Is it possible for a neural network to be used to compress data?

When training a neural network, we often run into the issue of overfitting.

However, is it possible to put overfitting to use? Basically, my idea is, instead of storing a large dataset in a database, you can just train a neural network on the entire dataset until it overfits as much as possible, then retrieve data "stored" in the neural network like it's a hashing function.

The auto-encoder (AE) can be used to learn a compressed representation (a vectorised hash value) of each observation in the training dataset, $$z$$, which can then be used to later retrieve the original (or similar) observation.

The variational auto-encoder (VAE), a statistical variation of AE, can also be used to generate objects similar to the observations (or inputs) in the training set.
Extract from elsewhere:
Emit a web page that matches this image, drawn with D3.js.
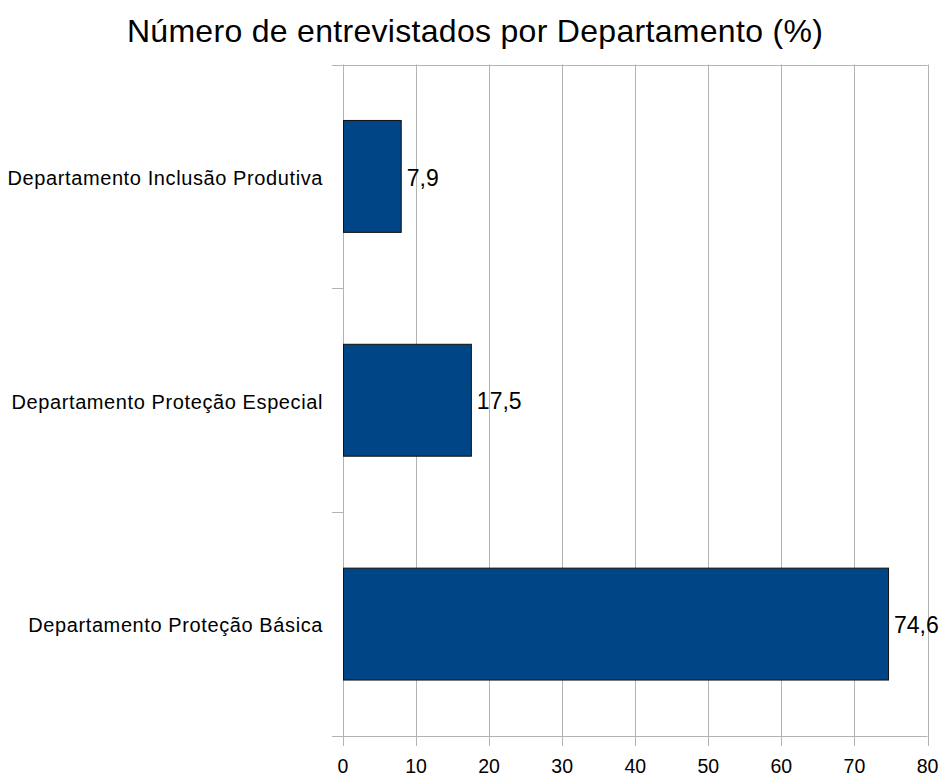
<!DOCTYPE html>
<html>
<head>
<meta charset="utf-8">
<style>
  body { margin: 0; background: #fff; }
  svg { display: block; font-family: "Liberation Sans", Arial, sans-serif; }
</style>
</head>
<body>
<svg width="945" height="778"></svg>
<script src="https://cdnjs.cloudflare.com/ajax/libs/d3/7.8.5/d3.min.js"></script>
<script>

// data
var categories = ["Departamento Inclusão Produtiva", "Departamento Proteção Especial", "Departamento Proteção Básica"];
var values = [7.9, 17.5, 74.6];
var valueLabels = ["7,9", "17,5", "74,6"];
var xTicks = [0, 10, 20, 30, 40, 50, 60, 70, 80];
var title = "Número de entrevistados por Departamento (%)";

var svg = d3.select("svg"),
    width = +svg.attr("width"),
    height = +svg.attr("height");

var margin = {top: 64.5, right: 17.5, bottom: 42, left: 343};

var x = d3.scaleLinear()
    .domain([0, 80])
    .range([margin.left, width - margin.right]);

var y = d3.scaleBand()
    .domain(categories)
    .range([margin.top, height - margin.bottom])
    .paddingInner(0.5)
    .paddingOuter(0.25);

var grid = "#b3b3b3";

// vertical gridlines
svg.append("g")
  .selectAll("line")
  .data(xTicks)
  .enter().append("line")
    .attr("x1", function(d) { return Math.round(x(d)) + 0.5; })
    .attr("x2", function(d) { return Math.round(x(d)) + 0.5; })
    .attr("y1", margin.top)
    .attr("y2", height - margin.bottom + 10)
    .attr("stroke", grid);

// top border
svg.append("line")
    .attr("x1", x(0) - 11).attr("x2", x(80))
    .attr("y1", Math.round(margin.top) + 0.5).attr("y2", Math.round(margin.top) + 0.5)
    .attr("stroke", grid);

// bottom axis line
svg.append("line")
    .attr("x1", x(0) - 11).attr("x2", x(80))
    .attr("y1", Math.round(height - margin.bottom) + 0.5).attr("y2", Math.round(height - margin.bottom) + 0.5)
    .attr("stroke", grid);

// category boundary ticks on the left
var bounds = d3.range(categories.length + 1).map(function(i) {
  return margin.top + i * (height - margin.bottom - margin.top) / categories.length;
});
svg.append("g")
  .selectAll("line")
  .data(bounds)
  .enter().append("line")
    .attr("x1", x(0) - 11)
    .attr("x2", x(0))
    .attr("y1", function(d) { return Math.round(d) + 0.5; })
    .attr("y2", function(d) { return Math.round(d) + 0.5; })
    .attr("stroke", grid);

// bars
svg.append("g")
  .selectAll("rect")
  .data(values)
  .enter().append("rect")
    .attr("x", x(0) + 0.5)
    .attr("y", function(d, i) { return y(categories[i]); })
    .attr("width", function(d) { return x(d) - x(0); })
    .attr("height", y.bandwidth())
    .attr("fill", "#004586")
    .attr("stroke", "#111")
    .attr("stroke-width", 1);

// value labels
svg.append("g")
  .selectAll("text")
  .data(values)
  .enter().append("text")
    .attr("x", function(d) { return x(d) + 6; })
    .attr("y", function(d, i) { return y(categories[i]) + y.bandwidth() / 2; })
    .attr("dy", "0.4em")
    .attr("font-size", 23)
    .attr("fill", "#000")
    .text(function(d, i) { return valueLabels[i]; });

// category labels
svg.append("g")
  .selectAll("text")
  .data(categories)
  .enter().append("text")
    .attr("x", x(0) - 20)
    .attr("y", function(d) { return y(d) + y.bandwidth() / 2; })
    .attr("dy", "0.42em")
    .attr("text-anchor", "end")
    .attr("font-size", 20)
    .attr("letter-spacing", 0.6)
    .attr("fill", "#000")
    .text(function(d) { return d; });

// x tick labels
svg.append("g")
  .selectAll("text")
  .data(xTicks)
  .enter().append("text")
    .attr("x", function(d) { return x(d); })
    .attr("y", height - 5)
    .attr("text-anchor", "middle")
    .attr("font-size", 19.5)
    .attr("fill", "#000")
    .text(function(d) { return d; });

// title
svg.append("text")
    .attr("x", 475)
    .attr("y", 42)
    .attr("text-anchor", "middle")
    .attr("font-size", 32)
    .attr("letter-spacing", 0.3)
    .attr("fill", "#000")
    .text(title);

</script>
</body>
</html>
There are other data compressor models, for example, Helmholtz machine, which precedes both the AE and VAE.

Train a network that has large input and small output. Turn it upside down (yes, you may do that). By giving the small outputs, corresponging to input, the ideally- trained network will generate those large data. But you see in all compression there will be data lost, so generated data will be slightly :DD different then original dataset. So its suitable for statistical data, like images, whatever, but not for structured like text or the most unsuitable example - program source code.

An Auto-Encoder is probably what you are looking for. AE is a very powerful Neural Network when you want to compress data and get a lower dimensional representation of the data with maximum information retained.

If you are interested to know how it works -- Think of it as training a NN to predict the data itself. Which means your input and output layers would exactly be the same. So how does this help in compression ? The Hidden Layer -- Here is where the magic happens. The compression comes from the fact that we use lesser number of neurons in the hidden layer than in the i/p layer. Assuming that the NN we build nicely predicts the i/p at the end of the training, the output of the hidden layers can be thought of as newly engineered features which are less in dimension yet powerful enough to represent the information in original data.

See What is the difference between encoders and auto-encoders? For a working example of a neural network being used to compress (and decompress) images.